I’ve seen founders lose exit valuation during due diligence because their books were clean but technically incorrect. The numbers matched the bank is not a defense during an acquisition audit.
The Solution: This is where the transition from a solo bookkeeper to a structured finance partner becomes a matter of risk management. A specialized firm functions as an outsourced controller layer, moving beyond mere data entry to implement robust compliance frameworks. They bridge the gap by managing multi-state nexus registrations, ensuring your labor classifications meet rigorous DOL standards, and transitioning your reporting from “cash-basis” to audit-ready GAAP. By professionalizing these back-office operations, they ensure that when a bank or acquirer finally looks under the hood, they see a de-risked, scalable asset rather than a mess of hidden liabilities.
What “Better” Looks Like: The Fractional Finance Stack

So, what is the natural next step? It isn’t necessarily hiring a $250,000/year full-time CFO. For most businesses doing $2M to $20M in revenue, that’s overkill and a waste of capital.
The modern solution is a Fractional Finance Team. This is a tiered approach that gives you the right level of expertise for the right task:
- The Transactional Layer (Bookkeeping): Focused on high-accuracy, high-speed data entry and reconciliation. Often automated via AI and overseen by an accountant.
- The Operational Layer (Controller): This is the person who owns the books. They ensure the month-end close is tight, the internal controls are working, and the reporting is accurate. They are essentially your director of finance.
- The Strategic Layer (Fractional CFO): This person looks out the front windshield.

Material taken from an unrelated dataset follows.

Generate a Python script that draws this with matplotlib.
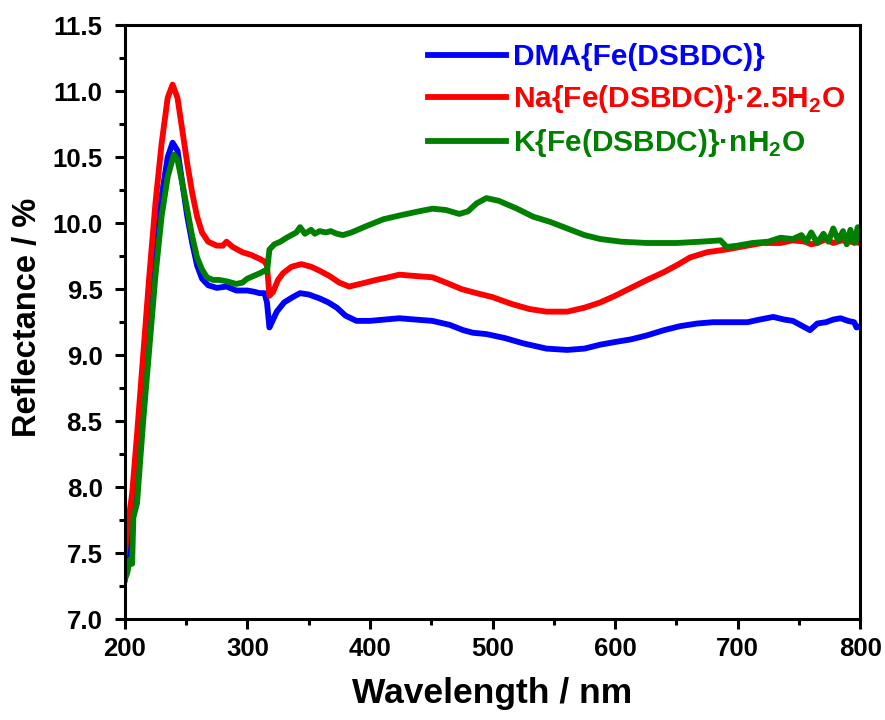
import matplotlib.pyplot as plt

plt.rcParams['font.family'] = ['Liberation Sans', 'DejaVu Sans']
plt.rcParams['font.weight'] = 'bold'
plt.rcParams['mathtext.fontset'] = 'custom'
plt.rcParams['mathtext.bf'] = 'Liberation Sans:bold'
plt.rcParams['mathtext.rm'] = 'Liberation Sans:bold'

# DMA{Fe(DSBDC)}
wl_dma = [200, 203, 206, 210, 215, 220, 225, 230, 235, 239, 243, 247, 251, 255, 259,
          263, 268, 275, 283, 291, 300, 306, 310, 314, 316, 318, 320, 324, 330, 337,
          343, 350, 359, 366, 373, 380, 389, 400, 412, 424, 437, 451, 465, 476, 484,
          495, 510, 525, 544, 561, 575, 588, 600, 613, 626, 640, 653, 667, 680, 694,
          708, 718, 729, 738, 745, 751, 755, 759, 765, 772, 778, 784, 790, 795, 797, 800]
r_dma = [7.30, 7.60, 7.85, 8.20, 8.75, 9.30, 9.80, 10.20, 10.50, 10.61, 10.55, 10.30, 10.05, 9.85, 9.68,
         9.58, 9.53, 9.51, 9.52, 9.49, 9.49, 9.48, 9.47, 9.47, 9.40, 9.21, 9.25, 9.33, 9.40, 9.44,
         9.47, 9.46, 9.43, 9.40, 9.36, 9.30, 9.26, 9.26, 9.27, 9.28, 9.27, 9.26, 9.23, 9.19, 9.17,
         9.16, 9.13, 9.09, 9.05, 9.04, 9.05, 9.08, 9.10, 9.12, 9.15, 9.19, 9.22, 9.24, 9.25, 9.25,
         9.25, 9.27, 9.29, 9.27, 9.26, 9.23, 9.21, 9.19, 9.24, 9.25, 9.27, 9.28, 9.26, 9.25, 9.21, 9.22]

# Na{Fe(DSBDC)}·2.5H2O
wl_na = [200, 203, 206, 210, 215, 220, 225, 230, 235, 239, 243, 247, 251, 255, 259,
         263, 268, 275, 280, 283, 288, 296, 303, 310, 314, 316, 318, 321, 325, 329,
         336, 344, 352, 359, 367, 375, 383, 392, 405, 415, 424, 437, 451, 462, 475,
         487, 500, 515, 530, 544, 561, 575, 588, 600, 613, 626, 640, 652, 661, 675,
         690, 708, 720, 735, 745, 755, 760, 765, 772, 778, 785, 792, 800]
r_na = [7.50, 7.75, 7.95, 8.40, 9.00, 9.60, 10.15, 10.60, 10.95, 11.05, 10.95, 10.70, 10.45, 10.23, 10.05,
        9.93, 9.86, 9.83, 9.83, 9.86, 9.82, 9.78, 9.76, 9.73, 9.71, 9.68, 9.45, 9.48, 9.57, 9.62,
        9.67, 9.69, 9.67, 9.64, 9.60, 9.55, 9.52, 9.54, 9.57, 9.59, 9.61, 9.60, 9.59, 9.55, 9.50,
        9.47, 9.44, 9.39, 9.35, 9.33, 9.33, 9.36, 9.40, 9.45, 9.51, 9.57, 9.63, 9.69, 9.74, 9.78,
        9.80, 9.83, 9.85, 9.85, 9.87, 9.86, 9.84, 9.85, 9.88, 9.85, 9.87, 9.86, 9.85]

# K{Fe(DSBDC)}·nH2O
wl_k = [200, 202, 204, 206, 207, 210, 215, 220, 225, 230, 235, 240, 243, 247, 251,
        255, 259, 263, 267, 272, 277, 283, 291, 296, 300, 305, 310, 314, 316, 318,
        322, 327, 332, 336, 340, 343, 347, 352, 355, 359, 364, 368, 373, 378, 385,
        395, 411, 425, 440, 451, 462, 473, 480, 487, 495, 505, 520, 533, 547, 561,
        575, 588, 605, 626, 650, 670, 686, 691, 700, 712, 725, 735, 745, 752, 756,
        760, 765, 770, 774, 778, 782, 786, 789, 792, 795, 798, 800]
r_k = [7.30, 7.35, 7.45, 7.42, 7.77, 7.88, 8.50, 9.05, 9.60, 10.05, 10.35, 10.52, 10.48, 10.30, 10.10,
       9.90, 9.74, 9.65, 9.59, 9.57, 9.57, 9.56, 9.54, 9.55, 9.58, 9.60, 9.62, 9.64, 9.63, 9.80,
       9.84, 9.86, 9.89, 9.91, 9.93, 9.97, 9.92, 9.95, 9.92, 9.94, 9.93, 9.94, 9.92, 9.91, 9.93,
       9.97, 10.03, 10.06, 10.09, 10.11, 10.10, 10.07, 10.09, 10.15, 10.19, 10.17, 10.11, 10.05, 10.01, 9.96,
       9.91, 9.88, 9.86, 9.85, 9.85, 9.86, 9.87, 9.82, 9.83, 9.85, 9.86, 9.89, 9.88, 9.91, 9.86,
       9.93, 9.85, 9.92, 9.86, 9.96, 9.87, 9.94, 9.84, 9.95, 9.85, 9.97, 9.88]

labels = ['DMA{Fe(DSBDC)}',
          r'Na{Fe(DSBDC)}·2.5H$_\mathbf{2}$O',
          r'K{Fe(DSBDC)}·nH$_\mathbf{2}$O']
colors = ['#0000ff', '#ff0000', '#008000']

fig = plt.figure(figsize=(8.85, 7.2), dpi=100)
ax = fig.add_axes([0.141, 0.140, 0.831, 0.825])

ax.plot(wl_dma, r_dma, color=colors[0], lw=4.2, label=labels[0])
ax.plot(wl_na, r_na, color=colors[1], lw=4.2, label=labels[1])
ax.plot(wl_k, r_k, color=colors[2], lw=4.2, label=labels[2])

ax.set_xlim(200, 800)
ax.set_ylim(7.0, 11.5)
ax.set_xticks([200, 300, 400, 500, 600, 700, 800])
ax.set_xticks(range(250, 800, 100), minor=True)
ax.set_yticks([7.0, 7.5, 8.0, 8.5, 9.0, 9.5, 10.0, 10.5, 11.0, 11.5])
ax.set_yticks([7.25 + 0.5 * i for i in range(9)], minor=True)
ax.set_yticklabels(['%.1f' % v for v in ax.get_yticks()])

for s in ax.spines.values():
    s.set_linewidth(2.2)
ax.tick_params(which='major', direction='out', length=7, width=2.2, labelsize=18.5)
ax.tick_params(axis='y', which='major', pad=9)
ax.tick_params(axis='x', which='major', pad=6)
ax.tick_params(which='minor', direction='out', length=4, width=2.2)
for lab in ax.get_xticklabels() + ax.get_yticklabels():
    lab.set_fontweight('bold')

ax.set_xlabel('Wavelength / nm', fontsize=25.5, fontweight='bold')
ax.set_ylabel('Reflectance / %', fontsize=23.5, fontweight='bold')
ax.xaxis.set_label_coords(0.5, -0.098)
ax.yaxis.set_label_coords(-0.111, 0.508)

ax.legend(loc='upper left', bbox_to_anchor=(0.376, 1.015), frameon=False,
          handlelength=2.6, handletextpad=0.24, labelspacing=0.4,
          labelcolor='linecolor', prop={'weight': 'bold', 'size': 21.5})

fig.savefig('out.png', dpi=100)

They handle capital raising, board reporting, long-term modeling, and high-level tax strategy.
By moving to an outsourced model, especially one that combines these layers, you get the horsepower of a full finance department for the cost of one mid-level employee.
Don’t Wait for the Check Engine Light
Most founders wait until a tax surprise or a cash crunch to realize they’ve outgrown their support. But the cost of bad (or slow) information is always higher than the cost of good support.
If you find yourself second-guessing your reports, spending your Sundays in spreadsheets, or feeling like your CPA only talks to you in April, it’s time to evolve. You’ve built a real business; it’s time to give it a real finance department. Stop keeping the books and start using them to win.